What now, as of December 2023, lurks in the background of this topic is the violence of Hamas which was perceived by many as an attempt at actual decolonization. However, here things get much more problematic. First, it is all too easy to dismiss the state of Israel as a result of the colonization of the Palestinian territory. I agree with people like Edward Said who think that both ethnic groups, Palestinians and Jews, have a right to live there, and that they are condemned to live there together. This is why I reject the claim of Hamas that Jews should be thrown out. Hamas definitely passes over the line that separates a critique of Israel from antisemitism.

This is also why I reject Jamil Khader’s claim that “in trying to navigate the genocidally charged environment of Germany and the rest of Europe, Žižek has inadvertently betrayed his radical leftist aspirations.” I don’t consider Hamas’s stance “leftist” in any meaningful sense of the term, and I don’t envisage a military defeat of Israel as a solution to the Middle East crisis.

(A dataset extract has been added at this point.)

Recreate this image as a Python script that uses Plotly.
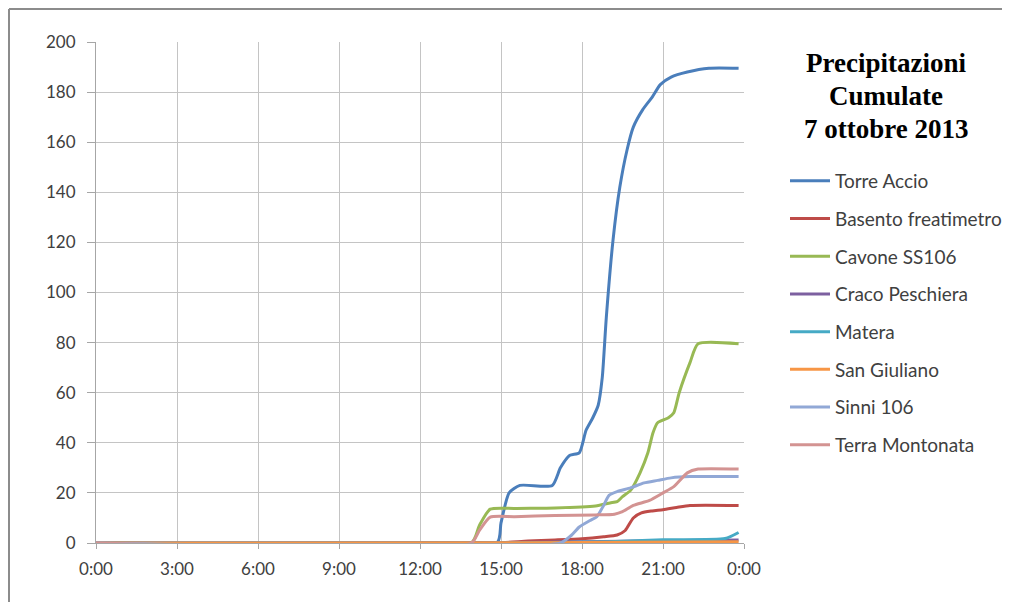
import plotly.graph_objects as go

# ---------------- data (hours of the day, cumulated mm) ----------------
tick_vals = [0, 3, 6, 9, 12, 15, 18, 21, 24]
tick_text = ["0:00", "3:00", "6:00", "9:00", "12:00", "15:00", "18:00", "21:00", "0:00"]
y_ticks = [0, 20, 40, 60, 80, 100, 120, 140, 160, 180, 200]

torre_t = [0, 14.85, 15.0, 15.3, 15.7, 16.9, 17.2, 17.55, 17.9, 18.15, 18.4, 18.6, 18.75, 18.9,
           19.15, 19.4, 19.67, 19.9, 20.25, 20.6, 20.9, 21.3, 21.9, 22.7, 23.8]
torre_v = [0, 0, 8, 20, 23, 23, 30, 35, 36, 45, 50, 55, 66, 90,
           121, 142, 157, 166, 173, 178, 183, 186, 188, 189.5, 189.5]

basento_t = [0, 14.8, 16, 17, 18, 18.8, 19.3, 19.6, 19.9, 20.2, 20.6, 21.0, 21.5, 22.0, 23.8]
basento_v = [0, 0, 0.8, 1.2, 1.7, 2.5, 3.2, 5, 10, 12, 12.8, 13.3, 14.2, 15, 15]

cavone_t = [0, 13.9, 14.2, 14.6, 15.5, 17, 18.5, 19.04, 19.3, 19.5, 19.8, 20.15, 20.44,
            20.63, 20.8, 21.2, 21.4, 21.6, 22.0, 22.3, 23.8]
cavone_v = [0, 0, 7, 13.5, 13.8, 14, 14.8, 16, 16.5, 18.5, 21, 28, 36,
            44, 48, 50, 52, 60, 72, 79.5, 79.5]

craco_t = [0, 15, 18, 21, 23.8]
craco_v = [0, 0.2, 0.5, 0.9, 1.2]

matera_t = [0, 15, 19, 21, 23.3, 23.8]
matera_v = [0, 0, 0.5, 1.3, 1.8, 4.2]

sangiuliano_t = [0, 16, 20, 23.8]
sangiuliano_v = [0, 0.1, 0.3, 0.5]

sinni_t = [0, 17.2, 17.6, 17.9, 18.3, 18.55, 18.8, 19.0, 19.3, 19.8, 20.3, 20.8, 21.3, 22.0, 23.8]
sinni_v = [0, 0, 3, 6.4, 9, 10.5, 15, 19, 20.5, 22, 24, 25, 26, 26.5, 26.5]

terra_t = [0, 13.9, 14.2, 14.6, 15.5, 17, 18.5, 19.2, 19.5, 19.9, 20.5, 21.0, 21.4, 21.9, 22.3, 23.8]
terra_v = [0, 0, 5, 10.3, 10.5, 11, 11.2, 11.5, 12.5, 15, 17, 20, 22.5, 28, 29.5, 29.5]

series_names = ["Torre Accio", "Basento freatimetro", "Cavone SS106", "Craco Peschiera",
                "Matera", "San Giuliano", "Sinni 106", "Terra Montonata"]
series_colors = ["#4A7EBB", "#BE4B48", "#98B954", "#7D60A0",
                 "#46AAC5", "#F79646", "#91A8D6", "#D39392"]
series_data = [(torre_t, torre_v), (basento_t, basento_v), (cavone_t, cavone_v),
               (craco_t, craco_v), (matera_t, matera_v), (sangiuliano_t, sangiuliano_v),
               (sinni_t, sinni_v), (terra_t, terra_v)]

title_lines = ["Precipitazioni", "Cumulate", "7 ottobre 2013"]

# ---------------- figure ----------------
fig = go.Figure()
for name, color, (t, v) in zip(series_names, series_colors, series_data):
    fig.add_trace(go.Scatter(
        x=t, y=v, name=name, mode="lines", legendgroup=name,
        line=dict(color=color, width=3, shape="spline", smoothing=0.6),
    ))

# the page body has an 8px margin; work in page coordinates
OFF = 8
W, H = 994, 594
PX0, PX1 = 96, 744      # plot area, page x
PY0, PY1 = 42, 543      # plot area, page y
L, R = PX0 - OFF, W - (PX1 - OFF)
T, B = PY0 - OFF, H - (PY1 - OFF)
pw, ph = PX1 - PX0, PY1 - PY0


def px_x(x):
    return (x - PX0) / pw


def px_y(y):
    return (PY1 - y) / ph


grid = "#C4C4C4"
tickfont = dict(family="Lato, Open Sans, sans-serif", size=17, color="#404040")

fig.update_layout(
    width=W, height=H,
    margin=dict(l=L, r=R, t=T, b=B, autoexpand=False),
    paper_bgcolor="white", plot_bgcolor="white",
    showlegend=True,
    legend=dict(
        x=px_x(785), y=px_y(162), xanchor="left", yanchor="top",
        font=dict(family="Lato, Open Sans, sans-serif", size=19, color="#404040"),
        tracegroupgap=10, itemwidth=40, bgcolor="rgba(0,0,0,0)",
    ),
    xaxis=dict(
        range=[0, 24], tickvals=tick_vals, ticktext=tick_text,
        showgrid=True, gridcolor=grid, gridwidth=1,
        showline=True, linecolor="#A6A6A6", linewidth=1,
        ticks="outside", ticklen=5, tickcolor="#A6A6A6",
        tickfont=tickfont, zeroline=False, fixedrange=True,
        ticklabelstandoff=6,
    ),
    yaxis=dict(
        range=[0, 200], tickvals=y_ticks,
        showgrid=True, gridcolor=grid, gridwidth=1,
        showline=True, linecolor="#A6A6A6", linewidth=1,
        ticks="outside", ticklen=8, tickcolor="#A6A6A6",
        tickfont=tickfont, zeroline=False, fixedrange=True,
        ticklabelstandoff=8,
    ),
)

title_y = [63, 96, 129]
for txt, yy in zip(title_lines, title_y):
    fig.add_annotation(
        text="<b>%s</b>" % txt, xref="paper", yref="paper",
        x=px_x(886), y=px_y(yy), xanchor="center", yanchor="middle",
        showarrow=False,
        font=dict(family="Liberation Serif, Times New Roman, serif", size=27, color="black"),
    )

# outer frame: top and left edges
frame = dict(color="#8C8C8C", width=2)
fig.add_shape(type="line", xref="paper", yref="paper",
              x0=px_x(9), y0=px_y(9), x1=px_x(1002), y1=px_y(9), line=frame, layer="below")
fig.add_shape(type="line", xref="paper", yref="paper",
              x0=px_x(9), y0=px_y(9), x1=px_x(9), y1=px_y(602), line=frame, layer="below")

fig.write_html("out.html", config={"displayModeBar": False})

Khader goes on to condemn my “lofty aspirational vision” as “completely disconnected from the realities on the ground,” and he finds “incomprehensible” my insistence on “some liberal politics of hope in this catastrophic context,” like when I see a possible change coming through “the slow rise of solidarity between the Palestinian citizens of Israel and the Jews opposing the all-destructive war.”

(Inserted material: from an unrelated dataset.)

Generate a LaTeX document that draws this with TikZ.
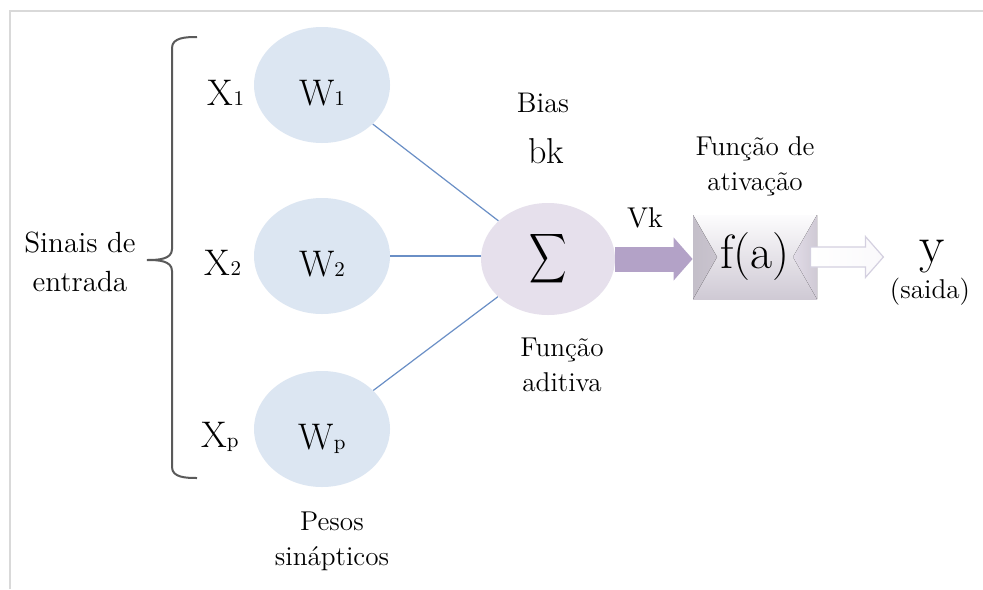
\documentclass[tikz,border=0pt]{standalone}
\usepackage{graphicx}
\usepackage{exscale}
\usepackage{tikz}
\usetikzlibrary{positioning,arrows.meta,shapes.geometric,calc}
\definecolor{weightblue}{HTML}{DCE6F2}
\definecolor{sumlilac}{HTML}{E6E0EC}
\definecolor{linkblue}{HTML}{6A8FC6}
\definecolor{vkpurple}{HTML}{B3A2C7}
\definecolor{framegray}{HTML}{D9D9D9}
\definecolor{bracegray}{HTML}{5A5A5A}
\definecolor{outedge}{HTML}{D4D0E0}
\newcommand{\subdig}[1]{{\fontsize{10.5}{10.5}\selectfont #1}}
\newcommand{\fs}[1]{\fontsize{#1}{#1}\selectfont}

\begin{document}
\begin{tikzpicture}[x=0.5pt,y=-0.5pt,
  weight/.style={ellipse, fill=weightblue, minimum width=68pt, minimum height=58pt,
                 inner sep=0pt, text height=20pt, text depth=0pt, font=\fs{18.5}},
  sumnode/.style={ellipse, fill=sumlilac, minimum width=67pt, minimum height=56pt,
                  inner sep=0pt, font=\fs{17}},
  inlbl/.style={anchor=base, inner sep=0pt, font=\fs{18.5}},
  txt/.style={align=center, inner sep=0pt, font=\fontsize{13.6}{17.5}\selectfont},
  link/.style={draw=linkblue, line width=0.6pt},
  brace/.style={draw=bracegray, line width=1pt},
  actbox/.style={minimum width=62pt, minimum height=42pt, inner sep=0pt,
                 top color=white!90!sumlilac, bottom color=black!10!sumlilac, font=\fs{24},
                 path picture={
                   \fill[left color=black!15!sumlilac, right color=black!3!sumlilac]
                     (path picture bounding box.north west) -- (path picture bounding box.south west)
                     -- ($(path picture bounding box.west)+(12pt,0pt)$) -- cycle;
                   \fill[left color=black!2!sumlilac, right color=black!10!sumlilac]
                     (path picture bounding box.north east) -- (path picture bounding box.south east)
                     -- ($(path picture bounding box.east)+(-12pt,0pt)$) -- cycle;
                 }},
  vkarrow/.style={draw=vkpurple, line width=12.5pt, -{Triangle[length=9.5pt,width=21pt]}},
  outarrow/.style={draw=outedge, line width=0.6pt, left color=white, right color=white!80!sumlilac}
]
\useasboundingbox (0,0) rectangle (983,589);
\fill[white] (0,0) rectangle (983,589);
\draw[framegray, line width=1pt] (10,589) -- (10,11) -- (983,11);

\node[weight] (w1) at (322,85) {W\subdig{1}};
\node[weight] (w2) at (322,256) {W\subdig{2}};
\node[weight] (wp) at (322,429) {W\subdig{p}};
\node[inlbl] (x1) at (226,105) {X\subdig{1}};
\node[inlbl] (x2) at (223,275) {X\subdig{2}};
\node[inlbl] (xp) at (220,447) {X\subdig{p}};
\node[txt, font=\fontsize{14.6}{19.5}\selectfont] (sinais) at (80,262) {Sinais de\\entrada};
\draw[brace] (197,37) to[out=180,in=90] (172,48) -- (172,249) to[out=-90,in=0] (147,260)
  to[out=0,in=90] (172,271) -- (172,467) to[out=-90,in=180] (197,478);

\node[sumnode] (sum) at (548,259) {\scalebox{0.75}[1]{$\displaystyle\sum$}};
\draw[link] (w1) -- (sum);
\draw[link] (w2) -- (w2 -| sum.west);
\draw[link] (wp) -- (sum);

\node[txt, anchor=base, font=\fs{14.2}] (bias) at (543,112) {Bias};
\node[anchor=base, inner sep=0pt, font=\fs{18}] (bk) at (546,163) {bk};
\node[txt, below=11pt of sum, xshift=7pt] (addfn) {Função\\aditiva};
\node[txt, below=12pt of wp, xshift=5pt] (pesos) {Pesos\\sinápticos};

\node[actbox] (fa) at (755,257) {f(a)};
\node[txt, above=9pt of fa] (actfn) {Função de\\ativação};
\draw[vkarrow] (sum.east) -- (sum.east -| fa.west);
\node[anchor=base, inner sep=0pt, font=\fs{14.3}] (vk) at (645,227) {Vk};
\draw[outarrow] ($(fa.east)+(-7,-10)$) -- ++(55,0) -- ++(0,-10.5) -- ++(18,20.5)
  -- ++(-18,20.5) -- ++(0,-10.5) -- ++(-55,0) -- cycle;
\node[anchor=base, inner sep=0pt, font=\fs{26}] (yout) at (932,262) {y};
\node[anchor=base, inner sep=0pt, font=\fs{13.6}] (saida) at (930,298) {(saida)};
\end{tikzpicture}
\end{document}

OK, but which is then a realistic option? A big racial war against the Jews? As a pragmatic realist, I am well aware that such a solidarity is difficult to imagine today, that it is impossible – however, it is here that we should resuscitate the famous motto from May ’68: “Soyons realistes, demandons l’impossible.” (“Be realistic, demand the impossible.”) The true dangerous utopia is that the solution to the Middle East crisis could be achieved by a military victory. 

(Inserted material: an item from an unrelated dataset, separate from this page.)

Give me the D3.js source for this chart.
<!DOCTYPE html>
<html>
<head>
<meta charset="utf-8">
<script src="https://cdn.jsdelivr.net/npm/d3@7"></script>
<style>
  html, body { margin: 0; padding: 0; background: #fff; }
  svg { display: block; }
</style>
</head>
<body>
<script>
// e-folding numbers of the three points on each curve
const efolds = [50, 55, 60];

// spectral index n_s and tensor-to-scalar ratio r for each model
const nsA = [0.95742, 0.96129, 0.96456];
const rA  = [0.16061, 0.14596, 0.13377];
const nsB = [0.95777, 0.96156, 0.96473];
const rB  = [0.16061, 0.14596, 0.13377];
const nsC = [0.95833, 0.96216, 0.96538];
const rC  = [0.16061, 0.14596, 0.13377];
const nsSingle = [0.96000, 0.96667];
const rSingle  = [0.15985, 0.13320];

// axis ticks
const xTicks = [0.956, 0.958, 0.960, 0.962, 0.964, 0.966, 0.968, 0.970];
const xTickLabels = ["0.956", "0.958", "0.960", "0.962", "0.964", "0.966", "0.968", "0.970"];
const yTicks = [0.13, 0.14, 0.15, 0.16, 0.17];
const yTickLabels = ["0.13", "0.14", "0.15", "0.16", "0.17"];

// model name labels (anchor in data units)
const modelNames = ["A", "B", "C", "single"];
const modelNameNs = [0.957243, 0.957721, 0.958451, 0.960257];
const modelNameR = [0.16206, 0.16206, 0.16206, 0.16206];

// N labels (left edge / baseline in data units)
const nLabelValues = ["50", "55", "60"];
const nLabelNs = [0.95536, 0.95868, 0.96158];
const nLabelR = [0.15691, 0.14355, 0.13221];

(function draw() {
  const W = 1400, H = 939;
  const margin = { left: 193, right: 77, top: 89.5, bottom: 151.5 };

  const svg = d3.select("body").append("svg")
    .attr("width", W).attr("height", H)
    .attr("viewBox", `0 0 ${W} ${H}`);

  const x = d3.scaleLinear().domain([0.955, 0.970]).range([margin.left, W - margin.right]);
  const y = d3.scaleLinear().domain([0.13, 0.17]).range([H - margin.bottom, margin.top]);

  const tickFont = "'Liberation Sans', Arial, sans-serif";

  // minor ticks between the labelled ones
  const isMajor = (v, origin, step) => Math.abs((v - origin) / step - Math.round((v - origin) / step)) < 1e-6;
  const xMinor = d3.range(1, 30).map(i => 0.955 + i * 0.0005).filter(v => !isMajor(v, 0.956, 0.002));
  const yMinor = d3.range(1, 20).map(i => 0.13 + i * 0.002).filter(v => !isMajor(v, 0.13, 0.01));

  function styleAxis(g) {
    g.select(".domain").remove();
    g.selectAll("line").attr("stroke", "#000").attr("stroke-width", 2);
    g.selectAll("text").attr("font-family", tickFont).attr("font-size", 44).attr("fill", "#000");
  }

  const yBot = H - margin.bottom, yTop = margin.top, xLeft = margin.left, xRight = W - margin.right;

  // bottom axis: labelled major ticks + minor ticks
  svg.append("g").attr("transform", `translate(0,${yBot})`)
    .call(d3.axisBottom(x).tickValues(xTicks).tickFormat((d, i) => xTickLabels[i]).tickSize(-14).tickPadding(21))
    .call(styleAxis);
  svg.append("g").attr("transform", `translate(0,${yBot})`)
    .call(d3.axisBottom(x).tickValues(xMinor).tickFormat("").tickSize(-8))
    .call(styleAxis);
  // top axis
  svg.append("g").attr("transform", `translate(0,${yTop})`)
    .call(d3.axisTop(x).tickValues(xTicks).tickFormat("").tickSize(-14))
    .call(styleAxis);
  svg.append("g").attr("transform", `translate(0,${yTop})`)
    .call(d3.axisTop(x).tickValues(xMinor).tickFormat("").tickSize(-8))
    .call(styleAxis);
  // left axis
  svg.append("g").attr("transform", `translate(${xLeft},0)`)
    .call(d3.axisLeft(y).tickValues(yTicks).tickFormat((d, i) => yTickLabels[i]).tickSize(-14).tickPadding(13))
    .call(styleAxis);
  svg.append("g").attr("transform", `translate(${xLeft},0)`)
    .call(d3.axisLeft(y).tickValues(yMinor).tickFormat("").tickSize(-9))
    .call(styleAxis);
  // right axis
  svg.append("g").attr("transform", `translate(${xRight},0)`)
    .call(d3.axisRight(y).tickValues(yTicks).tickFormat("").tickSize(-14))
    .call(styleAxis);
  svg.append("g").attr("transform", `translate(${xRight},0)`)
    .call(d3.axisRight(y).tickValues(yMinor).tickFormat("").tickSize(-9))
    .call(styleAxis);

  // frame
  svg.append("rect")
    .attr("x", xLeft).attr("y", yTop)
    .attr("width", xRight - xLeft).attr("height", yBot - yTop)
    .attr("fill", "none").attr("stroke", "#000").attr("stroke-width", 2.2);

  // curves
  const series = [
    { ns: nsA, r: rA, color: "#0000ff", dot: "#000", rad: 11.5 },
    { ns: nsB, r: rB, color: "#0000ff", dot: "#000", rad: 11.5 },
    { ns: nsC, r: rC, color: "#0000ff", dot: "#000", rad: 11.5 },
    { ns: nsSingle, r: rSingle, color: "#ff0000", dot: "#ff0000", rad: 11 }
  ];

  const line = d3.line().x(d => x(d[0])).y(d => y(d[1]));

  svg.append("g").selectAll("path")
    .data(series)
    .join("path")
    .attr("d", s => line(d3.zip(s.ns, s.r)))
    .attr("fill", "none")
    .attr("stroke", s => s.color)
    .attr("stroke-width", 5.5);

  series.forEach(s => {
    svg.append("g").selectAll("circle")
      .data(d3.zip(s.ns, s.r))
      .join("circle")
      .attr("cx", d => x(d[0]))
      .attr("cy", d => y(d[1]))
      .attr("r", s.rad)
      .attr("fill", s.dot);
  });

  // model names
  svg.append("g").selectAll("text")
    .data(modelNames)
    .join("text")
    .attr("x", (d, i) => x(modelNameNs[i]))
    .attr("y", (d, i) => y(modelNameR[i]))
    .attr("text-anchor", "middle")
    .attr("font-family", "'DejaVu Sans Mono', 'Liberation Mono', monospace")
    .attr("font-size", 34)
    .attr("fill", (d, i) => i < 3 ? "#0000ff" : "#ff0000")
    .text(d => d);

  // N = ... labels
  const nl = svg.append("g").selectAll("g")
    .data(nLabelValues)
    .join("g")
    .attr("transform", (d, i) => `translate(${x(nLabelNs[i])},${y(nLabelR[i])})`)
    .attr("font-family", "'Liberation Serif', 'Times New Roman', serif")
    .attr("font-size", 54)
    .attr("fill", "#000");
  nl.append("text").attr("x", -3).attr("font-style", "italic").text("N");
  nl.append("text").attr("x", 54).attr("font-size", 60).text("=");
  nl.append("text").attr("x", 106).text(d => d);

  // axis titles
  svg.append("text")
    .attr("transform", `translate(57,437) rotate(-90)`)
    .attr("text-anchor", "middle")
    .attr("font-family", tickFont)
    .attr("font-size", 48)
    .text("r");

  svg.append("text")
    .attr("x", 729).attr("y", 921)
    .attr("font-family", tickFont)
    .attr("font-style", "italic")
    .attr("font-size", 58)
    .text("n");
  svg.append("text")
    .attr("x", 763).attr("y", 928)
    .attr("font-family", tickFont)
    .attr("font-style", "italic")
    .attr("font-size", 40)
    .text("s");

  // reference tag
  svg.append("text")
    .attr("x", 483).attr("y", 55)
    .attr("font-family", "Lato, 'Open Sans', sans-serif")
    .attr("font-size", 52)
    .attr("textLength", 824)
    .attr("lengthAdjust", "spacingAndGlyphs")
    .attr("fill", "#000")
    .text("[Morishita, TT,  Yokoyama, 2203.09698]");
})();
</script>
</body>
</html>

As a second point, the often-miserable reality of actual decolonization often is indeed a metaphor for another process. Just recall numerous African countries from Angola to Zimbabwe in which decolonization ended up in a corrupted social order in which the gap between the new masters and the poor majority is greater than it was before decolonization. “Decolonization” was thus a metaphor for (or one aspect of) the emergence of a new class society. South Africa is today the country with the greatest gap between the poor and the rich. No wonder that a very depressing thing happened to me in July 2023 in London: At a public debate, a Black woman from South Africa, an old ANC activist, said that the predominant stance among the poor black majority is now more and more nostalgia for apartheid; their standard of living was, if anything, a little bit higher than now, and there were safety and security (South Africa was a police state, after all), while today poverty is supplemented by an explosion of violence and insecurity.

If a white person were to say this, one would be, of course, immediately accused of racism — but we should nonetheless think about it. If we don’t do it, the new right will do it for us (as they are already doing it in South Africa, lambasting the inability of black people to properly run a country). So, again, we should resist the temptation to risk a brutal “decolonization” irrespective of what will follow, in the sense that “freedom comes with blood and suffering.” 

Mao said that “revolution is not a dinner party.” But what if the reality after the revolution is even less of a dinner party?

Back to Hamas, the question we should raise is not just what will happen after it loses the war, it is also what would happen if Hamas were to survive and continue to rule Gaza. What would be the reality there after the waning of the enthusiasm over liberation?